Thursday 27 November 2008

So stop doing it, then.

I don't intend to comment on the Budget, other than to say that it was predicted over ten years ago and that those who made that prediction were accused of lying and scaremongering. As usual. But there's something it does which all Budgets do, which all politicians do when talking about state finances.

The Chancellor says that pensioners need his help. They're poor, some so poor that they die over Winter 'cause they can't afford fuel. And he has come up with a way to help them. It's the same technique all politicians use. He's going to tax them a bit less.

I feel it says something about our recent history that this way of thinking has become so entrenched that it wouldn't even occur to anyone to call him on it.

If a particular group of people are poor, it is outright immoral to take their money. If you want to take their money, you can, of course, claim that they're not that poor after all, that talk of their poverty is much exaggerated.
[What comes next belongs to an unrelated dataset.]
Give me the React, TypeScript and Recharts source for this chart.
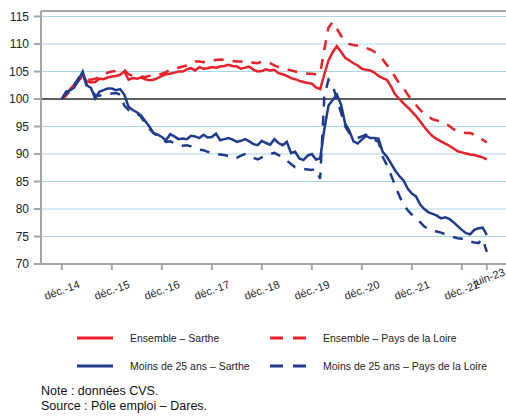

Indeed, in a sane world, you would have to if you wanted to get away with taxing them without finding yourself roundly condemned as an utter bastard. But the public have become so convinced by the idea that the Government taking a hundred of your pounds and giving you back twenty constitutes some sort of gift that such justifications simply aren't necessary — indeed, not only are they not needed, but the Chancellor can get away with doing the opposite: he can claim that people are poor, and then boast about he is therefore generously going to take a bit less of their money off them than he used to. This is like giving people first aid by easing up a bit on the kicking you're giving them.

Once you've made the claim that certain people are poor and need financial help, the only moral tax policy is to stop taxing them. Completely. Obviously. To claim that people are poor and then keep taxing them anyway demonstrates the sort of cruel vicious streak which... well, if you know a bloke like that who lives in your area, you cross the street when he's coming and you leave the pub when he comes in. Yet politicians, for some reason, don't need to hide this sort of thinking, as they can rely on being congratulated for it.

The longer I spend in the world, the less I understand it.